▸ Short exercise: Will you output the lines between the ones holding "Rebuild this chart" and "-3, -0.5, -0.5]", inclusive, exactly as they stand, and only those lines, with the pictures left out?

start Stored rows

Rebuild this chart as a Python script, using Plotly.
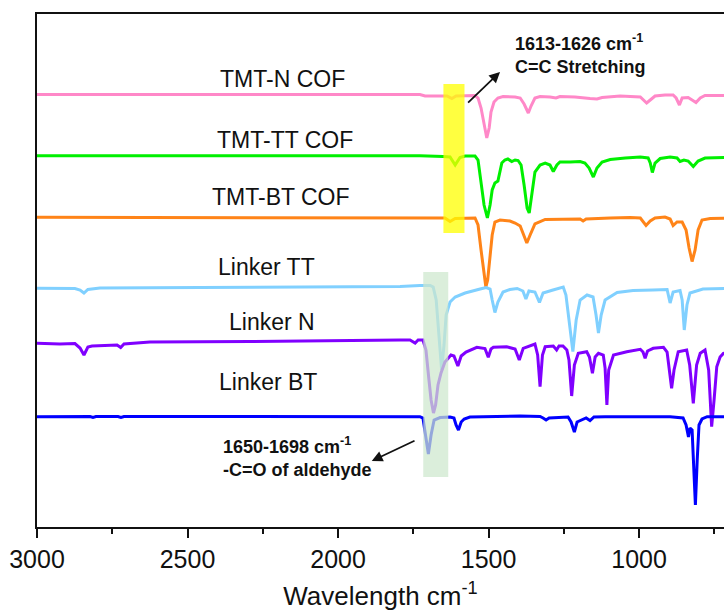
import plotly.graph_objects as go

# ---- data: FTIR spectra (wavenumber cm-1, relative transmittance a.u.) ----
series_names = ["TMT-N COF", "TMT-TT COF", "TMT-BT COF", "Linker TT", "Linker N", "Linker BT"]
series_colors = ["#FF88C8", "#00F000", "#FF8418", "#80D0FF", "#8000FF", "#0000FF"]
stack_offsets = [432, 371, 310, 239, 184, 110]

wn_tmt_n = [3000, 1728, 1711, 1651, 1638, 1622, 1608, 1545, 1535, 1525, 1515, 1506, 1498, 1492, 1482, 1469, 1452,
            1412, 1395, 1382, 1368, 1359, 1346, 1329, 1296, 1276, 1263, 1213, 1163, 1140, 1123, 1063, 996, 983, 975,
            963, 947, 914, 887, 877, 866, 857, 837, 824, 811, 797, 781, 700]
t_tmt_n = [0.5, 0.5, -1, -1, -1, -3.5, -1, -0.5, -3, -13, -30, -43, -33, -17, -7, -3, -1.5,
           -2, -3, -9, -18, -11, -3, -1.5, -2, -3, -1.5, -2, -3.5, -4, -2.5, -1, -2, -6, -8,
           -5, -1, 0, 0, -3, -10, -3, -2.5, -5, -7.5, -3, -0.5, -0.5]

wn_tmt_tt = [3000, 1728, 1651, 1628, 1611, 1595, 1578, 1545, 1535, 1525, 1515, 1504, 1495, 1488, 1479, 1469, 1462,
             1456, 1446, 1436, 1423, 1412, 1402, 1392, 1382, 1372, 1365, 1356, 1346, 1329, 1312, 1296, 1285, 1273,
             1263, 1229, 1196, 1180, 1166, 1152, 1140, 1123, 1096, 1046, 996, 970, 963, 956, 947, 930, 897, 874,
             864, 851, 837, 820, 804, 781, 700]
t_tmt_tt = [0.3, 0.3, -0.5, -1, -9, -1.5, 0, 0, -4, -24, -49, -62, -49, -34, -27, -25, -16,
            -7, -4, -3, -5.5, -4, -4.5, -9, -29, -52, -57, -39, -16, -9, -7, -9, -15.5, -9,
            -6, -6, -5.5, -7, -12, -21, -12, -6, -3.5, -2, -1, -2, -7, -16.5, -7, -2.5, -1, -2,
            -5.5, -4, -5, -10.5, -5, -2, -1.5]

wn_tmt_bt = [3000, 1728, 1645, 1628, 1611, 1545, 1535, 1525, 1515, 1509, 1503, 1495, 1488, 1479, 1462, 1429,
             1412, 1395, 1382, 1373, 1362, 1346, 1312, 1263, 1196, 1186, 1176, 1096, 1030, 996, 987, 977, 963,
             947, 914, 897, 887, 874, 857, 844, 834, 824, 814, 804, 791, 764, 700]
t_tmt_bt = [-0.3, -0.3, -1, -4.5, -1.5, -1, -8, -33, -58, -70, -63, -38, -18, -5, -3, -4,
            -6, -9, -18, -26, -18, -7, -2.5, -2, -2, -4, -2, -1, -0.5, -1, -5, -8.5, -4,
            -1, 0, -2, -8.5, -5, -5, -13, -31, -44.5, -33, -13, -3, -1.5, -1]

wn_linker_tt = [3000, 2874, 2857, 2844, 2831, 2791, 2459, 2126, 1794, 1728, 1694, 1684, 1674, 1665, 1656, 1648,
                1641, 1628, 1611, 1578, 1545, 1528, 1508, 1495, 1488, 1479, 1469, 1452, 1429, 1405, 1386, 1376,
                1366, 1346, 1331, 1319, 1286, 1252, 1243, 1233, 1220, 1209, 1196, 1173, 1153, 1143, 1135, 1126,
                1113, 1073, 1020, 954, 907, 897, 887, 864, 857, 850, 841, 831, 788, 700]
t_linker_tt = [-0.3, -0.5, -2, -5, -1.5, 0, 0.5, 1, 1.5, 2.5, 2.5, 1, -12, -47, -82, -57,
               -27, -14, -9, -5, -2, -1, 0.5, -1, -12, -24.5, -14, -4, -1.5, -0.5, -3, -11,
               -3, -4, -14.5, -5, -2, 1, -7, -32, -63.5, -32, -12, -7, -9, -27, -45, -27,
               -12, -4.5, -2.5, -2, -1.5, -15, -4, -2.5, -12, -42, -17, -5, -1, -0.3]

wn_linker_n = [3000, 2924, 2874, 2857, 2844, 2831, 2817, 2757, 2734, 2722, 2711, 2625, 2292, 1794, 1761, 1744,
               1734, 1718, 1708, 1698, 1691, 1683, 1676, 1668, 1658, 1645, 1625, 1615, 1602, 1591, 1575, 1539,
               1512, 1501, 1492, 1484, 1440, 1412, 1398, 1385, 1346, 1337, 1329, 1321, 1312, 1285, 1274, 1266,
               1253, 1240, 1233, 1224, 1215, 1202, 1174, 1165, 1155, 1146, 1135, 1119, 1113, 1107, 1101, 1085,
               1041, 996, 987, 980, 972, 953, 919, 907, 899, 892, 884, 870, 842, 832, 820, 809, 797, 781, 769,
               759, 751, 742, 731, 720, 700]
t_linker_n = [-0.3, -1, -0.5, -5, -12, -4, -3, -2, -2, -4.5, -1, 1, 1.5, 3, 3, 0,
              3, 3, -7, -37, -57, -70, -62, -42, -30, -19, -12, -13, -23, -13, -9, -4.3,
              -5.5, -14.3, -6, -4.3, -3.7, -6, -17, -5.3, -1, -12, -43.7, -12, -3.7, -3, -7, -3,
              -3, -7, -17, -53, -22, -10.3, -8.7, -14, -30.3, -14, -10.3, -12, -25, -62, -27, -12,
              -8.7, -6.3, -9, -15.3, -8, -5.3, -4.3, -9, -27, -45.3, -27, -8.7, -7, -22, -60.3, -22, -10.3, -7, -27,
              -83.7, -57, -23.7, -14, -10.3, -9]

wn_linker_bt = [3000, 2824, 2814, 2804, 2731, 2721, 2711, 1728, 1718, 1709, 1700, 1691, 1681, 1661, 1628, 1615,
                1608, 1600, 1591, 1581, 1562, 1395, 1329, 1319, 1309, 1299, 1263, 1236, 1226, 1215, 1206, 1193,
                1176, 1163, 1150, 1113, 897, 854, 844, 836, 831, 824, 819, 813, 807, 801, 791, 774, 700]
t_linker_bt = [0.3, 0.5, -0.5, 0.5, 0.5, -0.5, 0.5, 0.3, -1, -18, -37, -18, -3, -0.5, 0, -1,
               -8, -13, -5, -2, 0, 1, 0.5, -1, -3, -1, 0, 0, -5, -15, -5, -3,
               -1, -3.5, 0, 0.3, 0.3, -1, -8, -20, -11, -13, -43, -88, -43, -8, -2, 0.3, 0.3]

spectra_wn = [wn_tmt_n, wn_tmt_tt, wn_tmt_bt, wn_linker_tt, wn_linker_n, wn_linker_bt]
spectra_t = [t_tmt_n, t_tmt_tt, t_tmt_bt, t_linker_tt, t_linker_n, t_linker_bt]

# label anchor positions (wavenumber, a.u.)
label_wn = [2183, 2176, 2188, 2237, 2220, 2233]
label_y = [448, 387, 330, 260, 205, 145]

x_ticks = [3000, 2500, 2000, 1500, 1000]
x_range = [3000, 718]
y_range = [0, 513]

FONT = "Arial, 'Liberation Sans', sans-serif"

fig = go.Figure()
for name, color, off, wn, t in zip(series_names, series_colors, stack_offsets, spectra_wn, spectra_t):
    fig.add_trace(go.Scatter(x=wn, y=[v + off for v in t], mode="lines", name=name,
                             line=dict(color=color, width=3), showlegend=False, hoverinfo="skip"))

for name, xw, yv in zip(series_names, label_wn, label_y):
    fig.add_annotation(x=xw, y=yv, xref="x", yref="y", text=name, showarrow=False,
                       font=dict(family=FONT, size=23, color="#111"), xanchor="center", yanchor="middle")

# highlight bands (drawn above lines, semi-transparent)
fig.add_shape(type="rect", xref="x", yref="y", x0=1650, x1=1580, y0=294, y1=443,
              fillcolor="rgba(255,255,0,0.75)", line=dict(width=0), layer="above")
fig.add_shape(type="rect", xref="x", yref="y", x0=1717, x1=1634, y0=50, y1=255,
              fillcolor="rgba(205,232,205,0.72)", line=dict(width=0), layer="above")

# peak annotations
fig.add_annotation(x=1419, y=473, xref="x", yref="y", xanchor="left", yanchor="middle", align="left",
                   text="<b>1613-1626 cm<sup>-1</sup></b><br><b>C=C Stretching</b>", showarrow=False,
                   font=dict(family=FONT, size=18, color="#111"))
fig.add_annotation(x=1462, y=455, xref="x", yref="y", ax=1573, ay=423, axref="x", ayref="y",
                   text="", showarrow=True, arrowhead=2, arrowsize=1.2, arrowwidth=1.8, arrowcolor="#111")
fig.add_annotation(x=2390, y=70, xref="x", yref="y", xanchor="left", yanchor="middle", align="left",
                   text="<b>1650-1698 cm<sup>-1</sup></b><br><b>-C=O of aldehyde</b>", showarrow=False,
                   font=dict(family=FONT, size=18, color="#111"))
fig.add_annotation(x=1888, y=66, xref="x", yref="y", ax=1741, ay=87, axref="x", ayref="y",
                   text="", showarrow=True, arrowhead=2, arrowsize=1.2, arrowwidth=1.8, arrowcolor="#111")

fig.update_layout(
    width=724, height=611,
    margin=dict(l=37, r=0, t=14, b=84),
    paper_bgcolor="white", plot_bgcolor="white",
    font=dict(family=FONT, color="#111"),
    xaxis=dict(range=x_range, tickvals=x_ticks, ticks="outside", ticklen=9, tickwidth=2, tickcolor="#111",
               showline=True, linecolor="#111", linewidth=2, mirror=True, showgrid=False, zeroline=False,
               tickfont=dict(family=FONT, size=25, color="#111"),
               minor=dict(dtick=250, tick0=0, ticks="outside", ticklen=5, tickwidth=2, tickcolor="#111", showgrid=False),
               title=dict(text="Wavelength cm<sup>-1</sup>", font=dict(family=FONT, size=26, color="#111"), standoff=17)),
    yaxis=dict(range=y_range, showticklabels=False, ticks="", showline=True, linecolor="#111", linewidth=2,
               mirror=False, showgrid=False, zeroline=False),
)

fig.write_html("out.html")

end Stored rows
start Stored rows

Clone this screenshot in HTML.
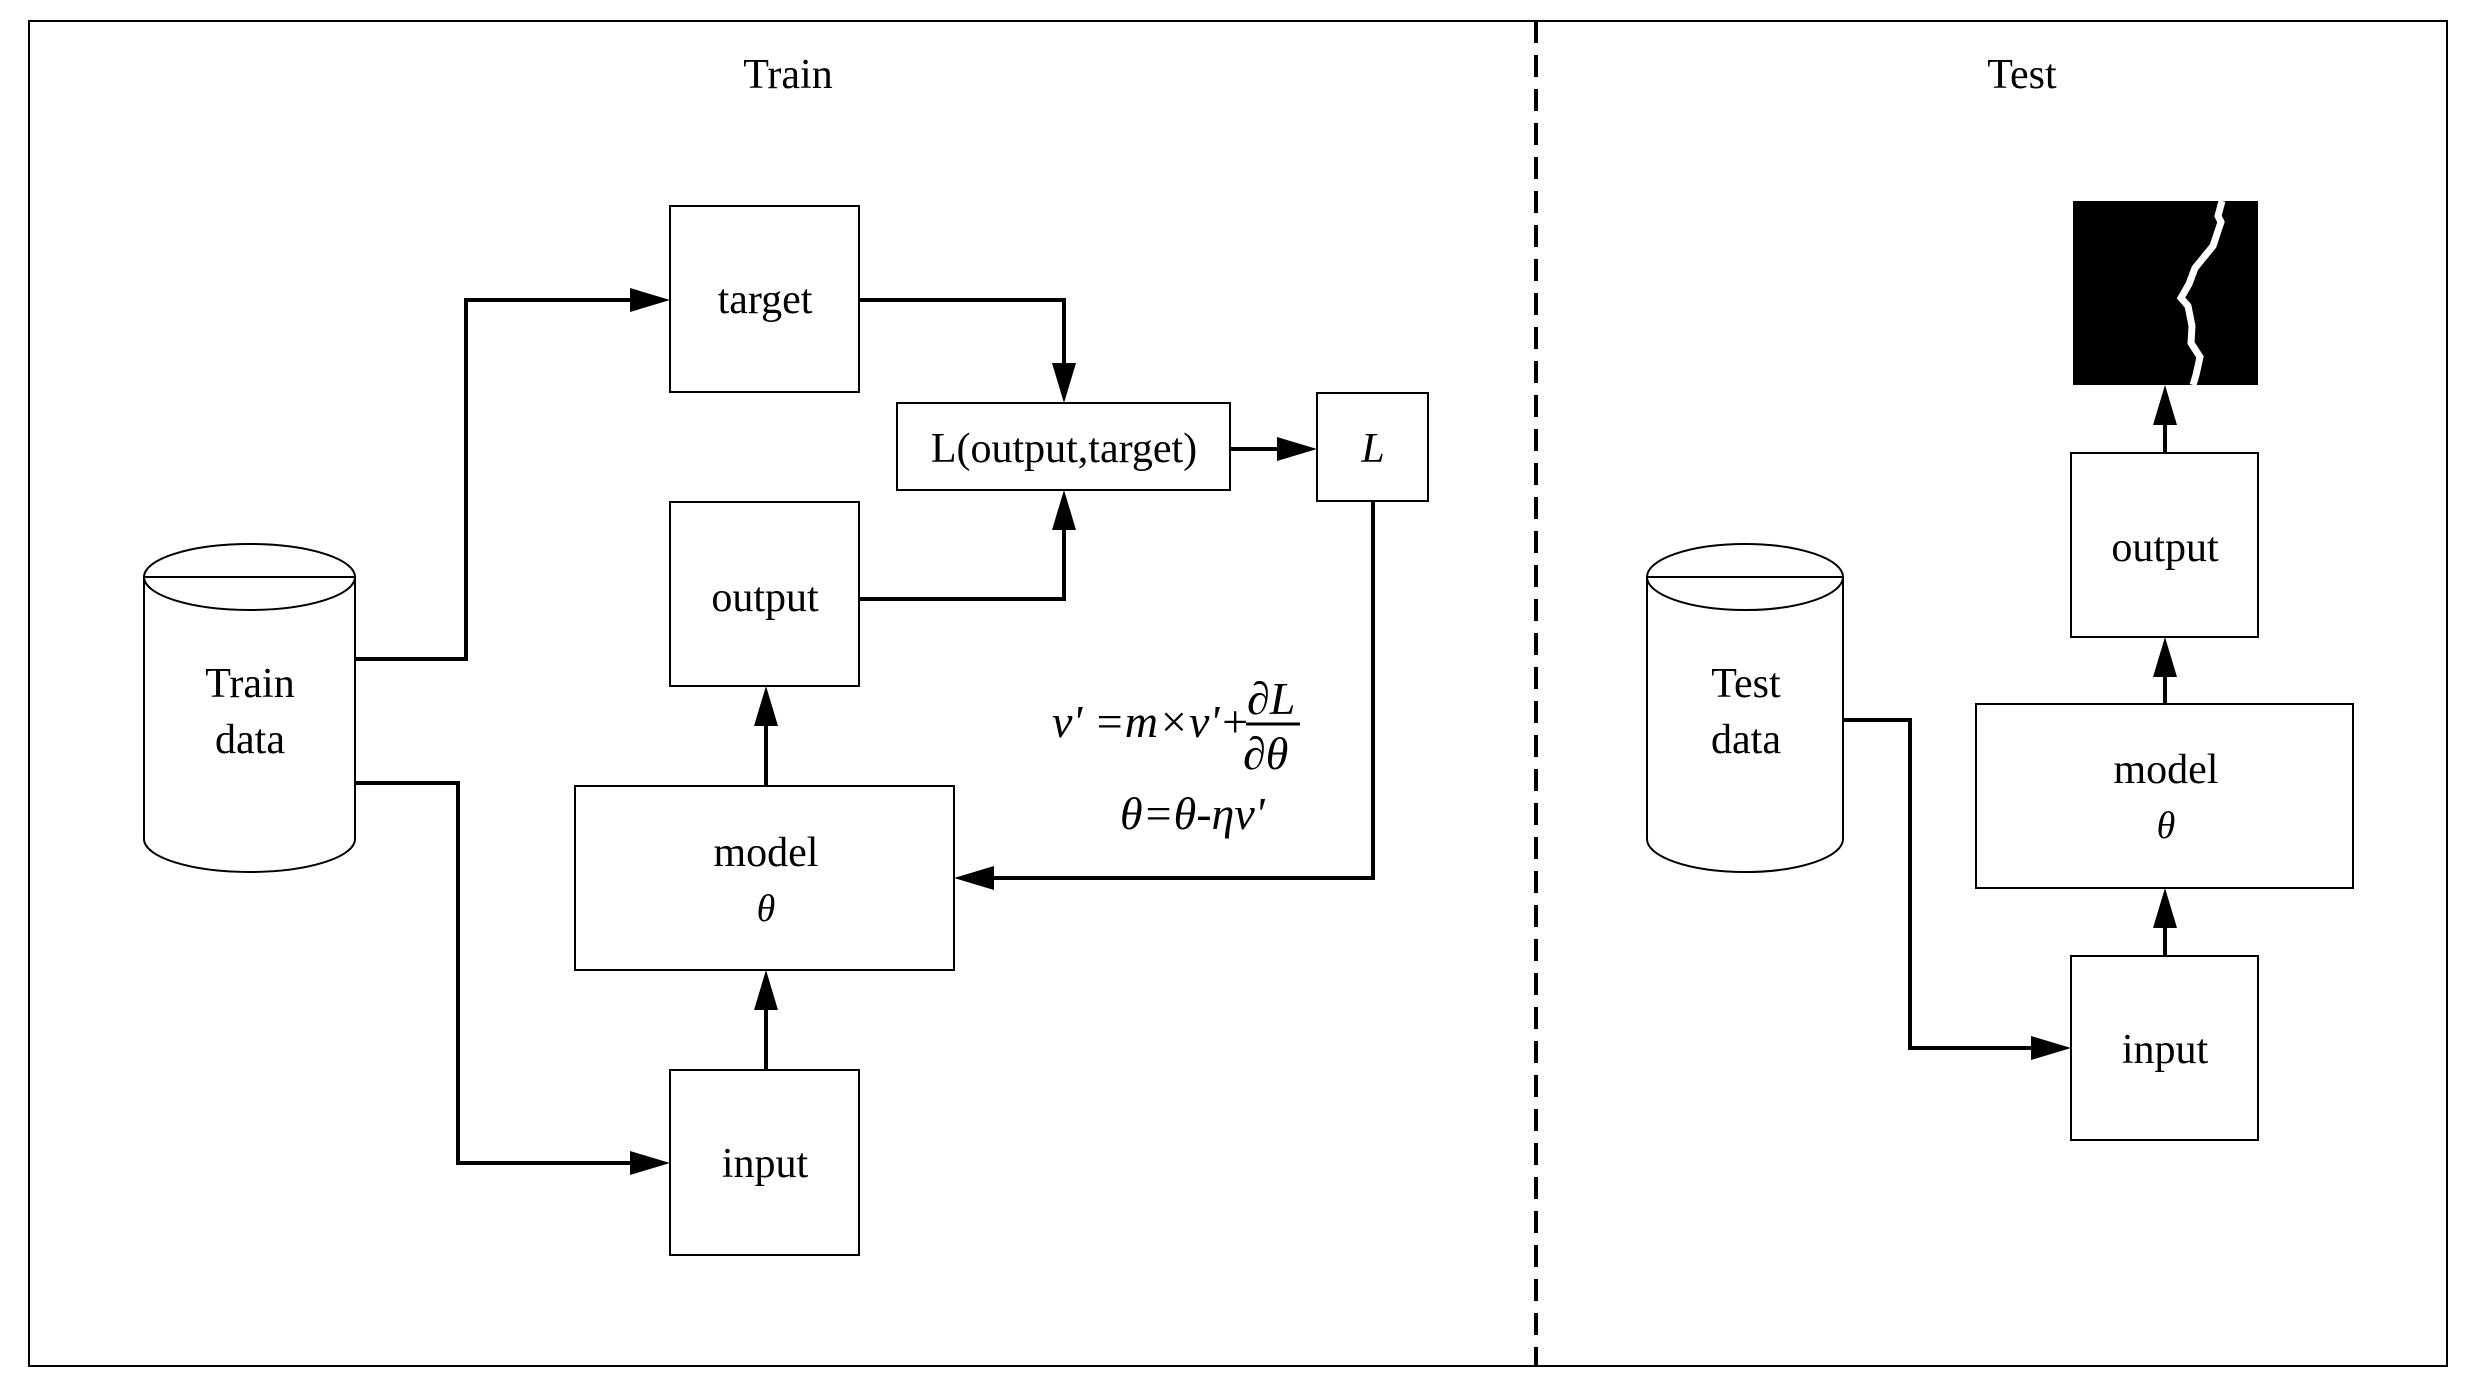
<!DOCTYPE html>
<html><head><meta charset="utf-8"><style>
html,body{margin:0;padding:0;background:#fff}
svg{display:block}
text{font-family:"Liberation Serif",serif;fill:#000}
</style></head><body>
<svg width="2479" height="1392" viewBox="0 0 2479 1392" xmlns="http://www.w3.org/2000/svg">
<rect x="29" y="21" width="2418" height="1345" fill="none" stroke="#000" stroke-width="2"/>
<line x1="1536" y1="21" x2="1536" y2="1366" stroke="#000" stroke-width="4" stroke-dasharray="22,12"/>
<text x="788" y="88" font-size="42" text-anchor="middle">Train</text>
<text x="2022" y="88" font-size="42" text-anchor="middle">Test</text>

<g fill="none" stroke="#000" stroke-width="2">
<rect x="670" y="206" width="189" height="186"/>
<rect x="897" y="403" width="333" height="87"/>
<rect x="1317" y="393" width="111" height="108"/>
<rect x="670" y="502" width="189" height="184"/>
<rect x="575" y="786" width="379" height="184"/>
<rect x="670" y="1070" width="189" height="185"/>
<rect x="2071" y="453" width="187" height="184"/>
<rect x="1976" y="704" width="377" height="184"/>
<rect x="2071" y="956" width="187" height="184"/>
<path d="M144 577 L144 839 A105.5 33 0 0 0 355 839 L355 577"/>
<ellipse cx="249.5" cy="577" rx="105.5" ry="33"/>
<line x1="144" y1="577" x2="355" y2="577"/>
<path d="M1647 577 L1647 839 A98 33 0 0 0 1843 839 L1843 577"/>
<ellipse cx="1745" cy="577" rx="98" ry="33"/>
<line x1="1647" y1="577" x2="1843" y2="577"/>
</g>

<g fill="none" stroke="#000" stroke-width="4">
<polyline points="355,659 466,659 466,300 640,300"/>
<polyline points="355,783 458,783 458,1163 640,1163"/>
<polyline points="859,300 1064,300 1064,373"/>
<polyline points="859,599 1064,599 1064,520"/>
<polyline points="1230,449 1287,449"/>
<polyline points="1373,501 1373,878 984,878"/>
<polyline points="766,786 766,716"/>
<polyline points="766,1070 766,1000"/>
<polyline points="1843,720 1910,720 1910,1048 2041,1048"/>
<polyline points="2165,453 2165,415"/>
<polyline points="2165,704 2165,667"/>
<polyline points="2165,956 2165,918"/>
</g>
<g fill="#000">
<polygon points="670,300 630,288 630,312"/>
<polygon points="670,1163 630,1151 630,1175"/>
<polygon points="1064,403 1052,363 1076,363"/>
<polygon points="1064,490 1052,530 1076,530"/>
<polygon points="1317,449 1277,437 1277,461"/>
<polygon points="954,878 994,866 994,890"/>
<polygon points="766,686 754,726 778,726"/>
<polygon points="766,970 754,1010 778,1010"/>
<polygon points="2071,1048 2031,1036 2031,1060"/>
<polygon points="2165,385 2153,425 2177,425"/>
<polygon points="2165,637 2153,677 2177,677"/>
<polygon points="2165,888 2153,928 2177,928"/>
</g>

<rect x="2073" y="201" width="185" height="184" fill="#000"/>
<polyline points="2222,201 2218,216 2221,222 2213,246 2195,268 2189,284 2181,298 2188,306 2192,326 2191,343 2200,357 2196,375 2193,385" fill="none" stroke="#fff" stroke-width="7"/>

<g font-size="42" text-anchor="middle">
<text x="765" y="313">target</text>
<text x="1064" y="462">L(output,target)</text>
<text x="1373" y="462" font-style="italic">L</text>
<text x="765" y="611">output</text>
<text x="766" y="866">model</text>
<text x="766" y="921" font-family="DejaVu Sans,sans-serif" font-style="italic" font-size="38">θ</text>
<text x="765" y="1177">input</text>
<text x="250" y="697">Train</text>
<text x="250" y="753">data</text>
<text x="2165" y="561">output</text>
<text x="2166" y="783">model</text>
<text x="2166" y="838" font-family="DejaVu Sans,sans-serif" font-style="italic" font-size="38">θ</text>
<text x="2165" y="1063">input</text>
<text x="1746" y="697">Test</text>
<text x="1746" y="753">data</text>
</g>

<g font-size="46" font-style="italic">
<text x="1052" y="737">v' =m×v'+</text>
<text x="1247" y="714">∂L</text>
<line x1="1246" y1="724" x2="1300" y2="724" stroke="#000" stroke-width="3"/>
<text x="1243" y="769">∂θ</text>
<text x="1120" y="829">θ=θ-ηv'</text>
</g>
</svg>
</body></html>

end Stored rows

▸ Reply:
Rebuild this chart as a Python script, using Plotly.
import plotly.graph_objects as go

# ---- data: FTIR spectra (wavenumber cm-1, relative transmittance a.u.) ----
series_names = ["TMT-N COF", "TMT-TT COF", "TMT-BT COF", "Linker TT", "Linker N", "Linker BT"]
series_colors = ["#FF88C8", "#00F000", "#FF8418", "#80D0FF", "#8000FF", "#0000FF"]
stack_offsets = [432, 371, 310, 239, 184, 110]

wn_tmt_n = [3000, 1728, 1711, 1651, 1638, 1622, 1608, 1545, 1535, 1525, 1515, 1506, 1498, 1492, 1482, 1469, 1452,
            1412, 1395, 1382, 1368, 1359, 1346, 1329, 1296, 1276, 1263, 1213, 1163, 1140, 1123, 1063, 996, 983, 975,
            963, 947, 914, 887, 877, 866, 857, 837, 824, 811, 797, 781, 700]
t_tmt_n = [0.5, 0.5, -1, -1, -1, -3.5, -1, -0.5, -3, -13, -30, -43, -33, -17, -7, -3, -1.5,
           -2, -3, -9, -18, -11, -3, -1.5, -2, -3, -1.5, -2, -3.5, -4, -2.5, -1, -2, -6, -8,
           -5, -1, 0, 0, -3, -10, -3, -2.5, -5, -7.5, -3, -0.5, -0.5]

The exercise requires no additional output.